Washington (Web Desk): Donald Trump supports the concept of a two-state solution to the Israel-Palestinian conflict, articulated his preference on the issue for the first time since sparking international criticism for appearing to back away from the longstanding bedrock of Middle Eastern policy.

However in an interview to international media, Trump stopped short of reasserting a US assurance to eventual Palestinian statehood and instead said again that he would be “satisfied with whatever makes both parties happy.”

Trump’s comments put a new twist on a statement he made at a Feb. 15 joint news conference with Israeli Prime Minister Benjamin Netanyahu suggesting that his administration would no longer insist on the creation of an independent Palestinian state as part of any future peace accord.

If the Trump administration moves forward according to his has promised, with an initiative to restart long-stalled peace efforts, long underpinned US-led peace diplomacy will not be discarded send a positive signal to international community.

Trump was asked that whether he had backed away from the concept during his joint White House appearance with the right-wing Israeli leader, he replied, “No, I like the two-state solution but I ultimately like what the both parties like.”

He added, “People have been talking about it for so many years now.

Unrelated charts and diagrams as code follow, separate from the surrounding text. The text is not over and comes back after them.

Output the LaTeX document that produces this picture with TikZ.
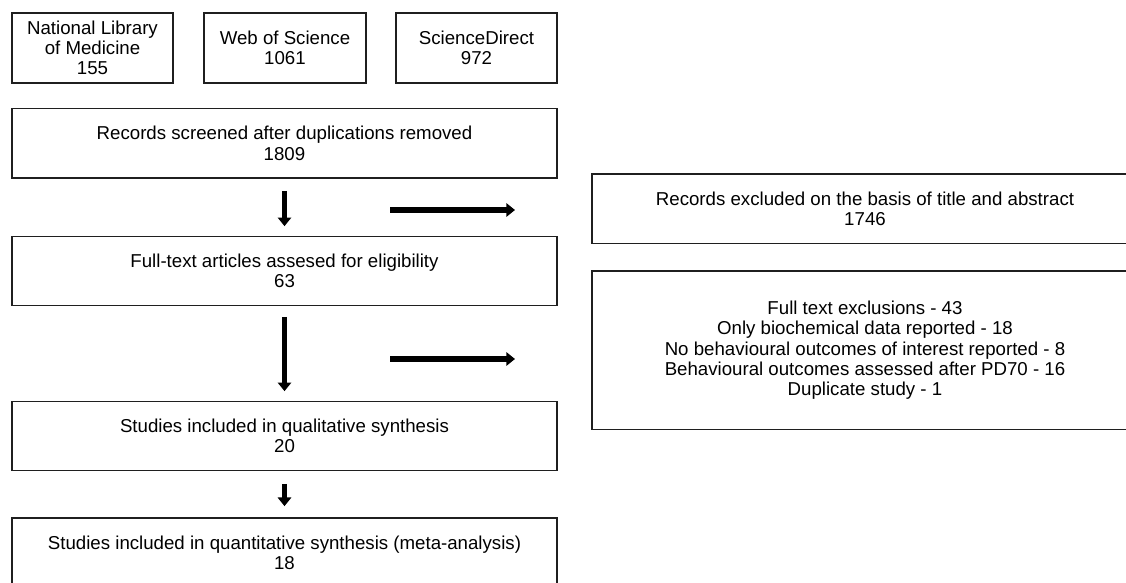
\documentclass[tikz,border=0pt]{standalone}
\usepackage{fontspec}
\setmainfont{Liberation Sans}
\usetikzlibrary{arrows.meta}
\tikzset{
  box/.style={draw=black!88, line width=1.3pt, inner sep=0pt, align=center,
    font=\fontsize{14}{15.2}\selectfont},
  srcbox/.style={box, minimum width=120.75pt, minimum height=52.5pt},
  widebox/.style={box, minimum width=408.75pt, minimum height=51.75pt},
  exbox/.style={box, minimum width=409.5pt},
  arr/.style={line width=3.9pt, -{Triangle[width=10pt,length=6.5pt]}, black}
}
\begin{document}
\begin{tikzpicture}[x=0.75pt,y=-0.75pt]
\useasboundingbox (0,0) rectangle (1126,582);
\node[srcbox] (nlm) at (92.5,48) {National Library\\of Medicine\\155};
\node[srcbox, minimum width=121.5pt] (wos) at (285,48) {Web of Science\\1061};
\node[srcbox] (sd) at (476.5,48) {ScienceDirect\\972};
\node[widebox, minimum height=52.1pt] (scr) at (284.5,143.25) {Records screened after duplications removed\\1809};
\node[widebox] (full) at (284.5,271) {Full-text articles assesed for eligibility\\63};
\node[widebox] (qual) at (284.5,436) {Studies included in qualitative synthesis\\20};
\node[widebox] (quant) at (284.5,552.5) {Studies included in quantitative synthesis (meta-analysis)\\18};
\node[exbox, minimum height=52.1pt] (ex1) at (865,208.75) {Records excluded on the basis of title and abstract\\1746};
\node[exbox, minimum height=118.9pt] (ex2) at (865,350.25) {Full text exclusions - 43\\Only biochemical data reported - 18\\No behavioural outcomes of interest reported - 8\\Behavioural outcomes assessed after PD70 - 16\\Duplicate study - 1};
\draw[arr, shorten <=9pt, shorten >=7.1pt] (scr.south) -- (full.north);
\draw[arr, shorten <=7.9pt, shorten >=7.1pt] (full.south) -- (qual.north);
\draw[arr, shorten <=9.4pt, shorten >=8.25pt] (qual.south) -- (quant.north);
\coordinate (r1s) at (390,210);
\coordinate (r1e) at (515,210);
\coordinate (r2s) at (390,359);
\coordinate (r2e) at (515,359);
\draw[arr] (r1s) -- (r1e);
\draw[arr] (r2s) -- (r2e);
\end{tikzpicture}
\end{document}
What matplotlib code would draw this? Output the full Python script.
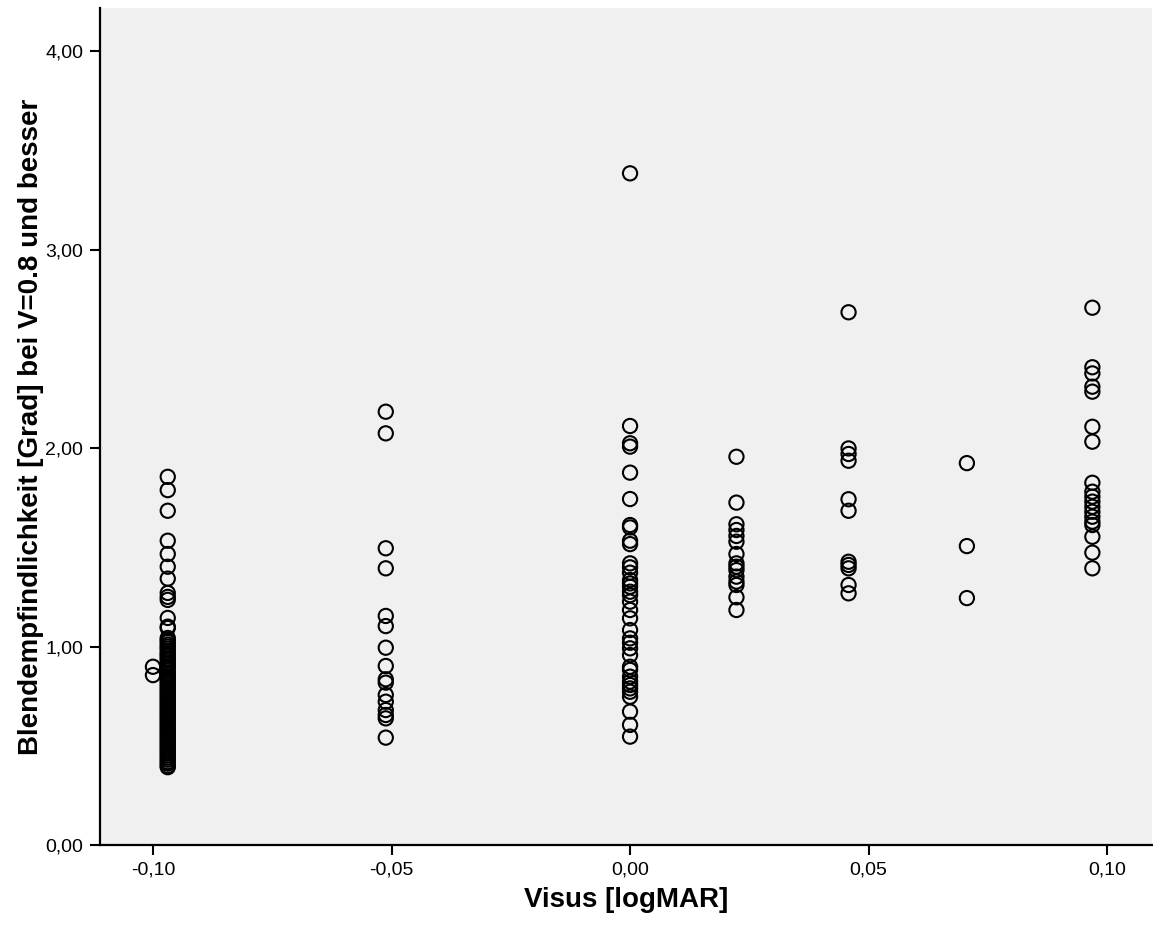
import matplotlib.pyplot as plt
import matplotlib.ticker as ticker

plt.rcParams['font.family'] = ['Liberation Sans', 'DejaVu Sans']

# logMAR column positions and the measured values in each column
x_m100 = -0.100
y_m100 = [0.898, 0.856]

x_m097 = -0.0969
y_m097 = [1.855, 1.788, 1.684, 1.533, 1.466, 1.402, 1.342, 1.270, 1.250, 1.235,
          1.144, 1.100, 1.093, 1.043, 1.033, 1.023, 1.010, 1.000, 0.990, 0.980,
          0.967, 0.960, 0.950, 0.940, 0.930, 0.917, 0.910, 0.900, 0.890, 0.880,
          0.866, 0.860, 0.850, 0.840, 0.830, 0.821, 0.810, 0.800, 0.790, 0.780,
          0.771, 0.760, 0.750, 0.740, 0.730, 0.720, 0.710, 0.700, 0.690, 0.680,
          0.670, 0.660, 0.650, 0.640, 0.630, 0.620, 0.610, 0.600, 0.590, 0.580,
          0.570, 0.560, 0.550, 0.540, 0.530, 0.520, 0.510, 0.500, 0.490, 0.480,
          0.470, 0.460, 0.450, 0.440, 0.430, 0.418, 0.410, 0.398, 0.392]

x_m051 = -0.0512
y_m051 = [2.183, 2.074, 1.495, 1.394, 1.154, 1.103, 0.994, 0.902, 0.835, 0.818,
          0.756, 0.722, 0.680, 0.655, 0.638, 0.541]

x_000 = 0.0
y_000 = [3.384, 2.111, 2.024, 2.007, 1.876, 1.743, 1.612, 1.600, 1.533, 1.516,
         1.419, 1.399, 1.372, 1.335, 1.318, 1.301, 1.276, 1.259, 1.226, 1.184,
         1.142, 1.083, 1.041, 1.019, 0.991, 0.957, 0.898, 0.882, 0.848, 0.823,
         0.806, 0.789, 0.772, 0.747, 0.672, 0.605, 0.546]

x_022 = 0.0223
y_022 = [1.956, 1.725, 1.616, 1.587, 1.557, 1.528, 1.466, 1.419, 1.402, 1.385,
         1.352, 1.327, 1.310, 1.248, 1.184]

x_046 = 0.0458
y_046 = [2.684, 1.998, 1.970, 1.936, 1.742, 1.684, 1.427, 1.411, 1.394, 1.310,
         1.268]

x_071 = 0.0706
y_071 = [1.924, 1.506, 1.244]

x_097 = 0.0969
y_097 = [2.707, 2.407, 2.376, 2.309, 2.284, 2.107, 2.032, 1.825, 1.780, 1.755,
         1.730, 1.704, 1.679, 1.654, 1.629, 1.612, 1.553, 1.473, 1.394]

columns = [(x_m100, y_m100), (x_m097, y_m097), (x_m051, y_m051), (x_000, y_000),
           (x_022, y_022), (x_046, y_046), (x_071, y_071), (x_097, y_097)]

x_ticks = [-0.10, -0.05, 0.00, 0.05, 0.10]
y_ticks = [0, 1, 2, 3, 4]

fig = plt.figure(figsize=(11.53, 9.25), dpi=100)
ax = fig.add_axes([100 / 1153, 80 / 925, 1052 / 1153, 837 / 925])
ax.set_facecolor('#F0F0F0')

for xv, ys in columns:
    ax.scatter([xv] * len(ys), ys, s=105, facecolors='none',
               edgecolors='black', linewidths=1.5, zorder=3)

ax.set_xlim(-0.1111, 0.1094)
ax.set_ylim(0, 4.217)
ax.set_xticks(x_ticks)
ax.set_yticks(y_ticks)
comma = ticker.FuncFormatter(lambda v, p: f'{v:.2f}'.replace('.', ','))
ax.xaxis.set_major_formatter(comma)
ax.yaxis.set_major_formatter(comma)
ax.tick_params(direction='out', length=7, width=1.5, labelsize=14, pad=5)

ax.spines['top'].set_visible(False)
ax.spines['right'].set_visible(False)
ax.spines['left'].set_linewidth(1.6)
ax.spines['bottom'].set_linewidth(1.6)

ax.set_xlabel('Visus [logMAR]', fontsize=20, fontweight='bold', labelpad=6)
ax.set_ylabel('Blendempfindlichkeit [Grad] bei V=0.8 und besser',
              fontsize=20, fontweight='bold', labelpad=1)

fig.savefig('out.png', dpi=100)
plt.close(fig)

It so far hasn’t worked so I like this two-state solution, but I am satisfied with whatever both parties agree with.”

A one-state solution would be deeply problematic for both sides. One concept would be two systems for two peoples, which many Palestinians would see as apartheid and endless occupation. A second version would mean equal rights for all, including for Palestinians in an annexed West Bank, but that would compromise Israel’s Jewish character.

United Nations Secretary-General Antonio Guterres cautioned against abandoning the idea of a two-state solution, saying there was "no alternative," and Egyptian and Jordanian leaders also renewed their commitment to that goal.